It could be the beginning of the end or just the beginning of more work in the decade-long Superfund cleanup in Libby. The Environmental Protection Agency is currently drafting new toxicity values for Libby Amphibole Asbestos and senior toxicologist Deborah McKean said it could help determine how much more work needs to be completed in Lincoln County.
An independent science advisory board is reviewing new air toxicity values and comments are expected in the coming weeks. One group opposed to the new values is W.R. Grace & Co., which believes the new values will lead to unnecessary cleanups across the country.
“This helps us make decisions on whether additional cleanup is needed or decide that what we have done is sufficient and our cleanup is over,” McKean said.
For decades, asbestos-laced vermiculate was mined near Libby by Maryland-based W.R. Grace & Co. The mine closed in 1990, but the effects of the poisonous asbestos have lasted for years. The asbestos dust has sickened more than 1,700 people and killed 400. The EPA’s cleanup began in 1999 and has cost more than $400 million.
The draft toxicological review was released by the EPA in April and is under review by a science advisory board. The draft includes a baseline, noncancerous value for airborne asbestos. According to McKean, at 0.00002 fibers per cubic centimeter, it is unlikely that even sensitive populations would experience adverse effects from a lifetime of exposure. The draft also includes a cancerous value, a level of exposure where adverse effects are possible after a lifetime of exposure, which is 0.17 reciprocal fibers per cubic centimeter. The current standard is 0.23 fibers per cubic centimeter.
McKean said the values in the draft report were not going to become a new standard for air quality. Instead it would be used in future human health assessments in Lincoln County and in places around the country where Libby asbestos was processed or used.
But the owners of the shuttered vermiculite mine say the EPA’s proposed values are unnecessary and will cause expensive and unnecessary cleanups around the country. Karen Ethier, vice president of environment, health and safety for W. R. Grace, wrote in September that “this toxicity assessment is on the frontier of asbestos science.”
“The results are inaccurate,” Ethier wrote. “Grace is concerned not only about how these numbers will be applied in the field, but also about misperceptions the numbers will create.”

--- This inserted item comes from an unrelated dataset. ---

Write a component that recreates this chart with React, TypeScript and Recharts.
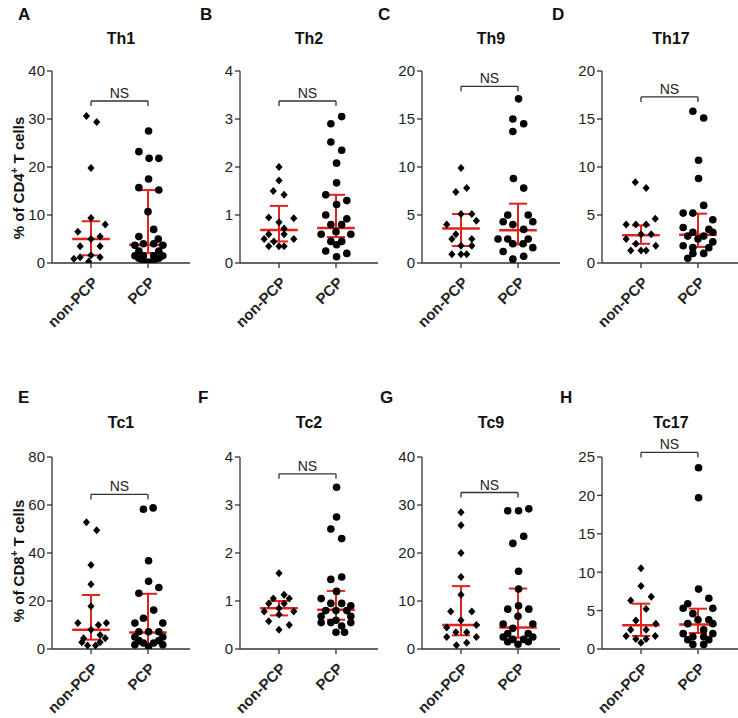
import React from "react";
import { ScatterChart, Scatter, XAxis, YAxis, ReferenceLine } from "recharts";

// [value, horizontal jitter] per dot
const th1Non = [[30.6,-0.08],[29.4,0.1],[19.8,0],[9.4,0],[8.0,0.25],[6.5,-0.23],[5.5,0.16],[5.0,0],[3.5,-0.19],[3.5,0.16],[1.6,0],[1.2,-0.19],[1.2,0.16],[0.9,-0.3],[0.3,-0.04]];
const th1Pcp = [[27.5,0.01],[23.2,-0.16],[21.8,0.02],[21.8,0.19],[17.5,0.01],[15.7,-0.16],[15.2,0.19],[10.7,0],[7.0,0.1],[5.5,-0.16],[5.0,0.18],[4.0,-0.08],[4.0,0.1],[3.7,-0.23],[3.7,0.26],[2.5,-0.16],[2.5,0.19],[1.5,-0.23],[1.5,-0.08],[1.5,0.1],[1.5,0.26],[1.0,-0.16],[1.0,0.19],[0.4,-0.08],[0.4,0.1],[0.2,0.01]];
const th2Non = [[2.0,0],[1.72,0],[1.5,-0.1],[1.42,0.09],[0.95,-0.18],[0.93,0.26],[0.85,0],[0.72,0.09],[0.6,-0.18],[0.6,0.09],[0.5,-0.26],[0.5,0.26],[0.45,-0.09],[0.35,-0.18],[0.35,0],[0.35,0.09]];
const th2Pcp = [[3.05,0.1],[2.9,-0.09],[2.52,-0.09],[2.35,0.1],[2.08,0.01],[1.67,0.01],[1.42,-0.18],[1.3,0.19],[1.22,0.01],[1.0,-0.18],[0.92,0.19],[0.8,-0.09],[0.8,0.1],[0.65,0],[0.6,-0.26],[0.6,0.26],[0.45,-0.09],[0.45,0.1],[0.38,0.01],[0.25,-0.18],[0.2,0.19],[0.13,0.01]];
const th9Non = [[9.9,0],[7.8,0.1],[7.4,-0.09],[5.1,0],[5.1,0.19],[4.4,0.27],[4.0,-0.25],[3.0,-0.09],[2.5,-0.16],[2.5,0.19],[1.8,0],[1.8,0.19],[0.9,-0.16],[0.9,0],[0.9,0.1]];
const th9Pcp = [[17.1,0.01],[15.0,-0.09],[14.5,0.1],[13.7,-0.09],[8.8,-0.08],[7.8,0.1],[5.0,-0.18],[5.0,0.18],[4.3,-0.26],[4.3,0.26],[4.0,-0.09],[3.5,0.1],[2.5,-0.35],[2.5,-0.18],[2.5,0.18],[2.0,-0.09],[2.0,0.09],[1.6,0.26],[1.2,-0.26],[0.7,0.1],[0.4,-0.09]];
const th17Non = [[8.4,-0.1],[7.8,0.09],[4.6,0.25],[4.0,-0.26],[4.0,-0.09],[4.0,0.09],[3.0,0],[3.0,0.18],[2.5,-0.26],[2.0,-0.09],[1.8,0.26],[1.3,-0.18],[1.3,0],[1.3,0.09]];
const th17Pcp = [[15.8,-0.09],[15.1,0.1],[10.7,0.01],[8.8,0.01],[6.0,0.1],[5.2,-0.26],[5.2,-0.09],[4.5,0.26],[3.7,-0.26],[3.5,0.19],[3.2,-0.09],[3.2,0.26],[2.8,-0.18],[2.8,0.1],[2.5,0],[2.2,0.26],[1.8,-0.26],[1.6,-0.09],[1.6,0.19],[1.0,-0.09],[1.0,0.1],[0.5,-0.18]];
const tc1Non = [[52.8,-0.08],[49.5,0.1],[35.0,0],[27.0,0],[17.8,0],[10.8,-0.23],[10.8,0.27],[10.0,0.13],[8.0,0],[5.8,0.16],[4.5,-0.13],[4.5,0.25],[2.8,-0.16],[2.8,0.16],[1.5,-0.06],[1.5,0.08]];
const tc1Pcp = [[58.8,0.09],[58.2,-0.08],[36.8,0.01],[28.2,0.01],[25.6,0.19],[23.2,-0.16],[16.2,0.1],[12.8,-0.08],[10.8,-0.23],[10.8,0.26],[7.2,-0.16],[7.2,0.01],[7.2,0.19],[5.0,-0.23],[5.0,0.26],[3.5,-0.16],[3.5,0.19],[2.5,-0.08],[2.5,0.1],[1.8,-0.23],[1.8,0.26],[1.0,0.01]];
const tc2Non = [[1.58,0],[1.13,0.09],[1.05,-0.1],[1.05,0.18],[0.95,-0.18],[0.95,0.09],[0.85,0],[0.78,-0.26],[0.78,0.26],[0.72,0],[0.58,-0.18],[0.5,0.18],[0.4,0]];
const tc2Pcp = [[3.37,0.01],[2.75,0.01],[2.5,-0.09],[2.3,0.1],[1.5,0.1],[1.45,-0.09],[1.2,0.01],[1.05,-0.26],[0.95,-0.09],[0.95,0.1],[0.9,0.26],[0.8,-0.18],[0.8,0],[0.8,0.19],[0.68,-0.26],[0.68,0.26],[0.6,0],[0.55,-0.26],[0.55,-0.09],[0.55,0.26],[0.48,0.1],[0.35,0],[0.35,0.15]];
const tc9Non = [[28.5,0],[25.8,0],[20.0,0],[15.0,0],[11.3,0],[7.8,-0.18],[7.8,0.19],[6.0,0],[5.0,0.27],[4.5,-0.25],[3.5,-0.09],[3.5,0.1],[2.5,-0.25],[2.5,0.27],[1.3,0.1],[0.8,-0.08]];
const tc9Pcp = [[29.2,0.19],[28.8,-0.18],[28.8,0.01],[23.5,0.1],[22.0,-0.09],[16.2,0.01],[12.5,0.01],[9.0,0.01],[8.3,-0.18],[8.3,0.19],[6.8,0],[5.2,-0.26],[5.2,0.26],[4.3,-0.09],[3.2,-0.18],[3.2,0.18],[2.5,-0.26],[2.5,0.26],[2.0,-0.09],[2.0,0.1],[1.5,-0.18],[1.5,0.18],[1.0,0]];
const tc17Non = [[10.5,0],[8.2,0],[6.8,0.18],[6.3,-0.18],[5.2,0.09],[3.7,-0.09],[3.3,0.26],[2.5,-0.18],[2.5,0.09],[1.7,-0.26],[1.7,0.25],[1.3,-0.09],[1.3,0.09],[0.8,0]];
const tc17Pcp = [[23.6,0.01],[19.7,0.01],[7.8,0.01],[6.6,0.19],[5.9,-0.18],[5.3,-0.26],[5.3,0.26],[4.6,-0.09],[3.8,0],[3.8,0.19],[3.3,-0.18],[3.3,0.26],[2.5,0.1],[2.0,-0.26],[2.0,0.26],[1.6,-0.09],[1.6,0.1],[1.2,-0.18],[1.2,0.19],[0.6,-0.09],[0.6,0.1]];

// [median, q1, q3] for non-PCP then PCP
const th1Stats = [[5.0, 1.6, 8.7], [3.8, 2.1, 15.2]];
const th2Stats = [[0.69, 0.45, 1.19], [0.73, 0.54, 1.42]];
const th9Stats = [[3.6, 1.77, 5.1], [3.4, 1.94, 6.18]];
const th17Stats = [[2.88, 2.0, 3.92], [2.95, 1.67, 5.14]];
const tc1Stats = [[8.0, 3.9, 22.5], [6.9, 2.1, 23.0]];
const tc2Stats = [[0.85, 0.7, 1.0], [0.82, 0.61, 1.21]];
const tc9Stats = [[5.0, 2.85, 13.1], [4.5, 2.36, 12.6]];
const tc17Stats = [[3.08, 1.7, 5.9], [3.2, 2.08, 5.25]];

const groups = ["non-PCP", "PCP"];
const titles = ["Th1", "Th2", "Th9", "Th17", "Tc1", "Tc2", "Tc9", "Tc17"];
const letters = ["A", "B", "C", "D", "E", "F", "G", "H"];
const yMax = [40, 4, 20, 20, 80, 4, 40, 25];
const yTicks = [[0, 10, 20, 30, 40], [0, 1, 2, 3, 4], [0, 5, 10, 15, 20], [0, 5, 10, 15, 20], [0, 20, 40, 60, 80], [0, 1, 2, 3, 4], [0, 10, 20, 30, 40], [0, 5, 10, 15, 20, 25]];
const nsLevel = [33.75, 3.375, 18.4, 17.3, 64.4, 3.65, 32.6, 25.6];
const yLabels = ["CD4", "CD8"];

const dots = [[th1Non, th1Pcp], [th2Non, th2Pcp], [th9Non, th9Pcp], [th17Non, th17Pcp], [tc1Non, tc1Pcp], [tc2Non, tc2Pcp], [tc9Non, tc9Pcp], [tc17Non, tc17Pcp]];
const stats = [th1Stats, th2Stats, th9Stats, th17Stats, tc1Stats, tc2Stats, tc9Stats, tc17Stats];

const colX = [52, 240, 422, 602];
const rowTop = [71, 457];
const letterPos = [[18, 15], [200, 15], [378, 15], [552, 15], [18, 398], [198, 398], [380, 398], [560, 398]];

const YW = 45, PW = 138, PH = 192, MT = 40, XH = 80;
const RED = "#e3231b";
const INK = "#333";
const FONT = "'Liberation Sans', Arial, sans-serif";

const Diamond = (p: any) => (
  <path d={`M${p.cx},${p.cy - 4}L${p.cx + 3.6},${p.cy}L${p.cx},${p.cy + 4}L${p.cx - 3.6},${p.cy}Z`} fill="#000" />
);
const Dot = (p: any) => <circle cx={p.cx} cy={p.cy} r={3.8} fill="#000" />;

const XTick = (props: any) => {
  const { x, y, payload } = props;
  return (
    <g transform={`translate(${x},${y})`}>
      <text x={-4} y={15} textAnchor="end" transform="rotate(-45)" fontWeight="bold" fontSize={15} fill="#222">
        {groups[payload.value]}
      </text>
    </g>
  );
};

function Panel({ i }: { i: number }) {
  const col = i % 4;
  const row = Math.floor(i / 4);
  const max = yMax[i];
  const ns = nsLevel[i];
  const tickDrop = (max * 5) / PH;
  const series = dots[i].map((g, gi) => g.map(([v, j]) => ({ x: gi + j, y: v })));
  const seg = (x1: number, y1: number, x2: number, y2: number, key: string, stroke: string, w: number) => (
    <ReferenceLine key={key} segment={[{ x: x1, y: y1 }, { x: x2, y: y2 }]} stroke={stroke} strokeWidth={w} ifOverflow="visible" />
  );
  return (
    <div style={{ position: "absolute", left: colX[col] - YW, top: rowTop[row] - MT }}>
      <ScatterChart width={YW + PW} height={MT + PH + XH} margin={{ top: MT, right: 0, bottom: 0, left: 0 }}>
        <XAxis type="number" dataKey="x" domain={[-0.684, 1.737]} ticks={[0, 1]} interval={0} allowDataOverflow
          tick={<XTick />} tickSize={5} height={XH} axisLine={{ stroke: INK, strokeWidth: 1.3 }} tickLine={{ stroke: INK, strokeWidth: 1.3 }} />
        <YAxis type="number" dataKey="y" domain={[0, max]} ticks={yTicks[i]} interval={0} allowDataOverflow width={YW}
          tick={{ fontSize: 15, fill: "#222" }} tickSize={5} axisLine={{ stroke: INK, strokeWidth: 1.3 }} tickLine={{ stroke: INK, strokeWidth: 1.3 }} />
        <Scatter data={series[0]} shape={Diamond} isAnimationActive={false} />
        <Scatter data={series[1]} shape={Dot} isAnimationActive={false} />
        {stats[i].map(([m, q1, q3], gi) => [
          seg(gi, q1, gi, q3, `v${gi}`, RED, 2),
          seg(gi - 0.16, q1, gi + 0.16, q1, `l${gi}`, RED, 2),
          seg(gi - 0.16, q3, gi + 0.16, q3, `u${gi}`, RED, 2),
          seg(gi - 0.33, m, gi + 0.33, m, `m${gi}`, RED, 2.5),
        ])}
        {seg(0, ns, 0, ns - tickDrop, "b0", INK, 1.3)}
        {seg(1, ns, 1, ns - tickDrop, "b1", INK, 1.3)}
        <ReferenceLine segment={[{ x: 0, y: ns }, { x: 1, y: ns }]} stroke={INK} strokeWidth={1.3} ifOverflow="visible"
          label={{ value: "NS", position: "top", offset: 3, fontSize: 14, fill: "#222" }} />
      </ScatterChart>
    </div>
  );
}

export default function App() {
  return (
    <div style={{ position: "absolute", left: 0, top: 0, width: 738, height: 718, overflow: "hidden", background: "#fff", fontFamily: FONT, color: "#111" }}>
      {titles.map((t, i) => {
        const cx = colX[i % 4] + PW / 2;
        const cy = i < 4 ? 39 : 423;
        return (
          <div key={t} style={{ position: "absolute", left: cx - 50, top: cy - 10, width: 100, height: 20, lineHeight: "20px", textAlign: "center", fontWeight: "bold", fontSize: 16 }}>{t}</div>
        );
      })}
      {letters.map((l, i) => (
        <div key={l} style={{ position: "absolute", left: letterPos[i][0], top: letterPos[i][1] - 10, height: 20, lineHeight: "20px", fontWeight: "bold", fontSize: 17 }}>{l}</div>
      ))}
      {yLabels.map((c, r) => (
        <div key={c} style={{ position: "absolute", left: 15 - 100, top: (r === 0 ? 178 : 561) - 10, width: 200, height: 20, lineHeight: "20px", textAlign: "center", fontWeight: "bold", fontSize: 15, transform: "rotate(-90deg)" }}>
          % of {c}<sup style={{ fontSize: 10 }}>+</sup> T cells
        </div>
      ))}
      {titles.map((t, i) => <Panel key={t} i={i} />)}
    </div>
  );
}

The company urged the EPA to update the draft, a request that drew ire from Montana’s Washington D.C. delegation.
“W. R. Grace, in my opinion, knew what it was doing when it traded profit for the lives of people who worked there – like the miners who came home and hugged their children and contaminated them,” wrote Sen. Max Baucus in a press release last week. “The fact that they’d try to block these standards is further evidence that this company thinks it can turn a blind eye to the worst public health disaster in U.S. history.”
McKean said the numbers the EPA came up with in its most recent report are based in science. She said the EPA would consider all comments.
“Any scientific review or endeavor is subject to a number of opinions and we understand that W. R. Grace believes it’ll cause unnecessary cleanups,” she said. “(But) both numbers have scientific justification.”
The science advisory board was expected to give the EPA its final comments about the toxicity values in the coming weeks. After that, the EPA could create another draft or move forward with the initial numbers. McKean hoped the new values would be ready sometime in late 2013 and 2014. From that, the EPA will be able to determine if additional cleanup is needed in Libby or if institutional controls need to be put in place.